*DATA:*
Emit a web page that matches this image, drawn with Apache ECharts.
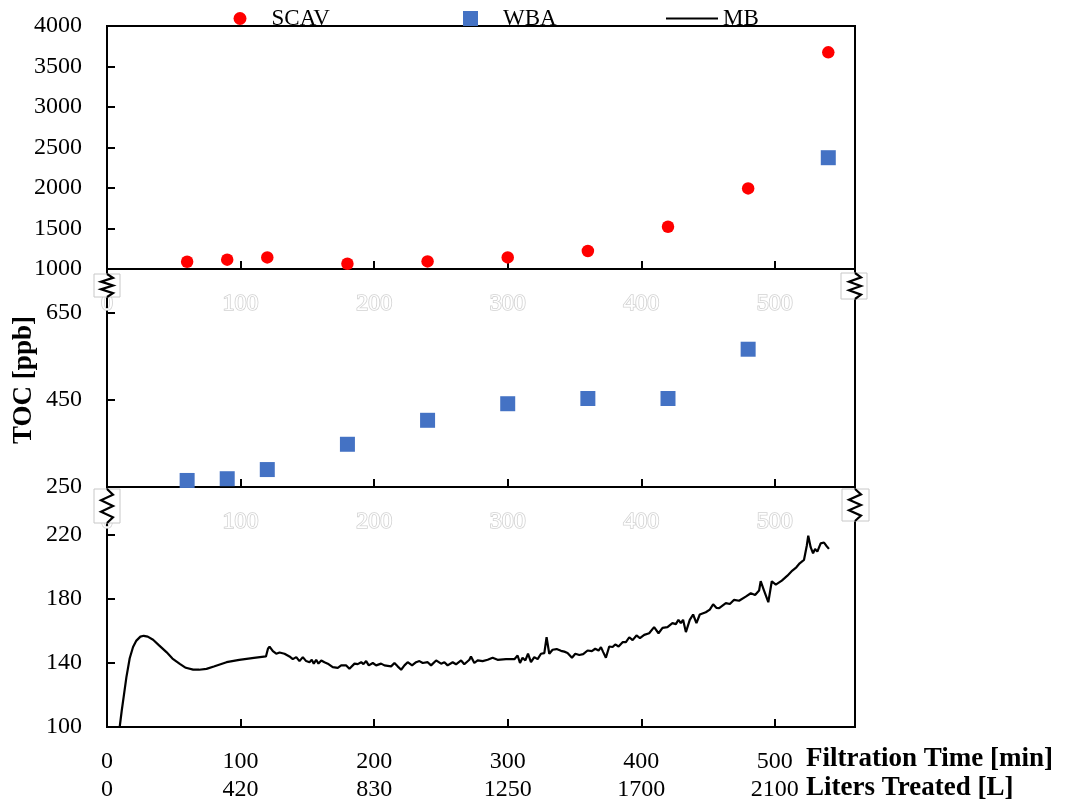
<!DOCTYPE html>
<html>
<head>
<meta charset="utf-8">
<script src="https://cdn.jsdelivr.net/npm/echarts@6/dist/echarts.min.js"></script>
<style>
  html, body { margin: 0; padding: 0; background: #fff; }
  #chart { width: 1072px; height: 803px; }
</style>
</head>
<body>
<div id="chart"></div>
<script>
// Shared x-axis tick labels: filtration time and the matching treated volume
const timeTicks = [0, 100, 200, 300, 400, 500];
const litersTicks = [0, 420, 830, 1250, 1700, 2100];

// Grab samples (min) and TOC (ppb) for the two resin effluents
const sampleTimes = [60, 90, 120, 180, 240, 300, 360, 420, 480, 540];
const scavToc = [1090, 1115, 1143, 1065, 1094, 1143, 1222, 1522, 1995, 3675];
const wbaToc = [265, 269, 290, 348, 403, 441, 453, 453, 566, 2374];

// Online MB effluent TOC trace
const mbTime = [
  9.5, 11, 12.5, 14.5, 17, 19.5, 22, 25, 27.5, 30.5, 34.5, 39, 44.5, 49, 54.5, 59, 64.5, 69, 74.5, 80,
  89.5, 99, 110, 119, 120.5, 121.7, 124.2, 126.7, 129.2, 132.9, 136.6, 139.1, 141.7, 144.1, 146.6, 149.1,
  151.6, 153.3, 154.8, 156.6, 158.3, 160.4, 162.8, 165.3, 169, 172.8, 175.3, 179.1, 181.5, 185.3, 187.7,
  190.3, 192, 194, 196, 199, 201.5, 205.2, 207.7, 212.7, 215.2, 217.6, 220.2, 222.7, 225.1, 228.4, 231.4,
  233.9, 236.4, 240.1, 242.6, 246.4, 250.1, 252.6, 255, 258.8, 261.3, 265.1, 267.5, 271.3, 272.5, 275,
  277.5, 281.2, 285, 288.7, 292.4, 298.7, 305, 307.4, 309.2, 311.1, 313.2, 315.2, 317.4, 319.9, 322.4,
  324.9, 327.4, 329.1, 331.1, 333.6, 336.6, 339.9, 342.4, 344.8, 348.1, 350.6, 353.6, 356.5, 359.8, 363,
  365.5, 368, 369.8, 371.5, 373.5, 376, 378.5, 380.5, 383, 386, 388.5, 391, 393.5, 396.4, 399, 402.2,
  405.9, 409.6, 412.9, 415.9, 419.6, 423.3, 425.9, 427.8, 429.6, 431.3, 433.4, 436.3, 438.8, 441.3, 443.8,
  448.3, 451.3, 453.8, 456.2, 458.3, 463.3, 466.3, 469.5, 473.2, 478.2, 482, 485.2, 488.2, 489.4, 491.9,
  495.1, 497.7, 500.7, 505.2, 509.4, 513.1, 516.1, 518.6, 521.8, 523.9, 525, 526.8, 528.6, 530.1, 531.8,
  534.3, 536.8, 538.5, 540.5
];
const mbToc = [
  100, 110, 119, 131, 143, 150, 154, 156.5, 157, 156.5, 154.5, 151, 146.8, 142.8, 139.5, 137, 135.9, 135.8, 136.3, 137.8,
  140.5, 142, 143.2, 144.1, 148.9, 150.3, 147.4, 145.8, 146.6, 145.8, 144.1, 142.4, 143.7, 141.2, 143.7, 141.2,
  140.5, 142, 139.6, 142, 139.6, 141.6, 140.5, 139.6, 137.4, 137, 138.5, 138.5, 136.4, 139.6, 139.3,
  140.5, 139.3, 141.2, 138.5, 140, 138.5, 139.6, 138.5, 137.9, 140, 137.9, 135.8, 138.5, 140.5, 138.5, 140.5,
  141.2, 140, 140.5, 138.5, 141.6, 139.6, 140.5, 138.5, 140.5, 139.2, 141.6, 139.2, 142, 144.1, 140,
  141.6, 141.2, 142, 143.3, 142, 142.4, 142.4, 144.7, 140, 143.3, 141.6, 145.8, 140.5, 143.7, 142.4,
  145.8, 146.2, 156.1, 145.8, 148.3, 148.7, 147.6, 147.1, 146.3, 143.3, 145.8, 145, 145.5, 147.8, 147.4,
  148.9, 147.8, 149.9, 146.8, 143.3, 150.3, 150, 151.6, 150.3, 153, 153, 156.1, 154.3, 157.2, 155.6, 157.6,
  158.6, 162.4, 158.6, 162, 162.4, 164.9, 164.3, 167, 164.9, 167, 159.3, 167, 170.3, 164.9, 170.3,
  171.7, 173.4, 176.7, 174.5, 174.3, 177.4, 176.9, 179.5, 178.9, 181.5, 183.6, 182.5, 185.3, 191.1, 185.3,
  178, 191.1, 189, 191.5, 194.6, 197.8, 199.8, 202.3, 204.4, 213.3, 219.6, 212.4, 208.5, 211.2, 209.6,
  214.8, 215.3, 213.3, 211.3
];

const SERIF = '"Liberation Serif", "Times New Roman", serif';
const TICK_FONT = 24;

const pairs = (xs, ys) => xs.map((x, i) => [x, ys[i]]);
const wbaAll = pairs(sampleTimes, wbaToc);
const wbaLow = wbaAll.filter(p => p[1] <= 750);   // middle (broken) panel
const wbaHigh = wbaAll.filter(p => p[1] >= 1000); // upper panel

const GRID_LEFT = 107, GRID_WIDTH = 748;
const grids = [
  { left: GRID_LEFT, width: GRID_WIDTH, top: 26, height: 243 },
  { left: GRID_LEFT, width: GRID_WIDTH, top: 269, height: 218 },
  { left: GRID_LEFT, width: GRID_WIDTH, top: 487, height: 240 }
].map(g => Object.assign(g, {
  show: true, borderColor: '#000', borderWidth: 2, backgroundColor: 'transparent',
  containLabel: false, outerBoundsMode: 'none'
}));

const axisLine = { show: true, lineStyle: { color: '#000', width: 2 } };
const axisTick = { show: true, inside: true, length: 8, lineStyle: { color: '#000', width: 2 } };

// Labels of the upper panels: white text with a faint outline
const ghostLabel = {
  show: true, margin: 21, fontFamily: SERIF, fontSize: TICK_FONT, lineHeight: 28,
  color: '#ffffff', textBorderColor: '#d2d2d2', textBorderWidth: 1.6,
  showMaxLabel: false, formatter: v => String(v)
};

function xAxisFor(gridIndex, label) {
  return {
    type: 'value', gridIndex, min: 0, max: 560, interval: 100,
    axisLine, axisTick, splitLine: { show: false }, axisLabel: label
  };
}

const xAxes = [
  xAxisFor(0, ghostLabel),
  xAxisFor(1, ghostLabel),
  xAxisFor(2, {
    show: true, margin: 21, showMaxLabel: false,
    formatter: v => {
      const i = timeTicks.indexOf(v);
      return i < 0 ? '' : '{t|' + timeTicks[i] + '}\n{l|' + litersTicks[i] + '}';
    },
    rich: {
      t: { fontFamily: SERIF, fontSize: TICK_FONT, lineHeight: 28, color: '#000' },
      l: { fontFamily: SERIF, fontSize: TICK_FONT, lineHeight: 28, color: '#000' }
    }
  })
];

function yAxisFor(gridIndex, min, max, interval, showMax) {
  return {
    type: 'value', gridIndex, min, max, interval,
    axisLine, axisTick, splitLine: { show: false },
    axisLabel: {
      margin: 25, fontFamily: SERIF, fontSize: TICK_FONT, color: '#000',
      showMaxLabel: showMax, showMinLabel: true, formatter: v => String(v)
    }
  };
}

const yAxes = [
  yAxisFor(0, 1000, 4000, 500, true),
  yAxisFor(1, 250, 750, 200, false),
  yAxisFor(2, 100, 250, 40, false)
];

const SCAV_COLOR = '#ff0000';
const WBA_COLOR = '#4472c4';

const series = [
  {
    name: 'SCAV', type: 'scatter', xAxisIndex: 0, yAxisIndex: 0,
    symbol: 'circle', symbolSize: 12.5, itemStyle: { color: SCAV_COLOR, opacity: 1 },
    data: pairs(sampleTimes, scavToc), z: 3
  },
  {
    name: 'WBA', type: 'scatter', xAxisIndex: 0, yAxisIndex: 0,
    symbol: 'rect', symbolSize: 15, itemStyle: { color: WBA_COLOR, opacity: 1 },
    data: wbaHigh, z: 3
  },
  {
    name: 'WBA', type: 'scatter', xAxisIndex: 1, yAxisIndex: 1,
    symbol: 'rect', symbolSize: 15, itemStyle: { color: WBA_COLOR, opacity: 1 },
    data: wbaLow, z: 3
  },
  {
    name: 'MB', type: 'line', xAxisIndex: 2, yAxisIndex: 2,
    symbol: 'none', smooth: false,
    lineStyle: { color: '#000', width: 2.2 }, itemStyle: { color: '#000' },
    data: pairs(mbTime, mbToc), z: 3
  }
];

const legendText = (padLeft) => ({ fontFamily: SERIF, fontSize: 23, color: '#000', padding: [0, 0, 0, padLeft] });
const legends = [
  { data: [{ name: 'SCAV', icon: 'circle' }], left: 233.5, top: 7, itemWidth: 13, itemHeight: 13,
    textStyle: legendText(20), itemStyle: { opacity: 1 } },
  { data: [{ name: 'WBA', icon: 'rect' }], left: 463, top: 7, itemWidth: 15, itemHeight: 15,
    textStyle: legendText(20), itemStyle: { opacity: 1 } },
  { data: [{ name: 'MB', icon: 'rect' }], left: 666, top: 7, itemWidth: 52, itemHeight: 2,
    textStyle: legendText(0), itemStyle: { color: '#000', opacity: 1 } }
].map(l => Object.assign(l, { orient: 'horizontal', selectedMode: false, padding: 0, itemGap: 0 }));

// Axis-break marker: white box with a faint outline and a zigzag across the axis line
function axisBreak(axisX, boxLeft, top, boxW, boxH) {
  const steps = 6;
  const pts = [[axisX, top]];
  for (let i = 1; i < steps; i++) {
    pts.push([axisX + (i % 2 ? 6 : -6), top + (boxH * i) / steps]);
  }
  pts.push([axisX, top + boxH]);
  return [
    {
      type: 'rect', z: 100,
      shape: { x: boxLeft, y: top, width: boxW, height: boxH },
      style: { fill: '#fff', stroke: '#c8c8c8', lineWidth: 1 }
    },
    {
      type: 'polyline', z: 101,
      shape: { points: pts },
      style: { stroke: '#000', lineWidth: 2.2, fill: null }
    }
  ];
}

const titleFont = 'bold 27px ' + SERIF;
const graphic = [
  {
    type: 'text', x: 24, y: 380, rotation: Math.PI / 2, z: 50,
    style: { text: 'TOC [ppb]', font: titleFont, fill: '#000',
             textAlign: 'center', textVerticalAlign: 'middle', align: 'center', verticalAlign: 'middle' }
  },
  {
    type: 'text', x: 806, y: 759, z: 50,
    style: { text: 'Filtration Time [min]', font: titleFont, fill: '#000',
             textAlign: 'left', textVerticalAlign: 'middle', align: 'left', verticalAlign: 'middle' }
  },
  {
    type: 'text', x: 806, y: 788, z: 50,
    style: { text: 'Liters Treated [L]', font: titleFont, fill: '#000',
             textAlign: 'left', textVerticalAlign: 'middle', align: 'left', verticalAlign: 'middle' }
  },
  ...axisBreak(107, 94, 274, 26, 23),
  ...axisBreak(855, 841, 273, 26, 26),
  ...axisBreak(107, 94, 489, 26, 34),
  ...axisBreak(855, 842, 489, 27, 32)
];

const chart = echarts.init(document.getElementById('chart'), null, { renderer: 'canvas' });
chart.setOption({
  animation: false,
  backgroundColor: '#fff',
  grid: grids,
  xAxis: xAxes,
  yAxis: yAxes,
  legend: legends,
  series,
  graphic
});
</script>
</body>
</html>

*WHAT THE TASK ASKS:* Repeat the listing above exactly from its first line to the line containing "453, 566, 2374];", both included, and omit the pictures.

*PROBLEM SOLUTION:*
Emit a web page that matches this image, drawn with Apache ECharts.
<!DOCTYPE html>
<html>
<head>
<meta charset="utf-8">
<script src="https://cdn.jsdelivr.net/npm/echarts@6/dist/echarts.min.js"></script>
<style>
  html, body { margin: 0; padding: 0; background: #fff; }
  #chart { width: 1072px; height: 803px; }
</style>
</head>
<body>
<div id="chart"></div>
<script>
// Shared x-axis tick labels: filtration time and the matching treated volume
const timeTicks = [0, 100, 200, 300, 400, 500];
const litersTicks = [0, 420, 830, 1250, 1700, 2100];

// Grab samples (min) and TOC (ppb) for the two resin effluents
const sampleTimes = [60, 90, 120, 180, 240, 300, 360, 420, 480, 540];
const scavToc = [1090, 1115, 1143, 1065, 1094, 1143, 1222, 1522, 1995, 3675];
const wbaToc = [265, 269, 290, 348, 403, 441, 453, 453, 566, 2374];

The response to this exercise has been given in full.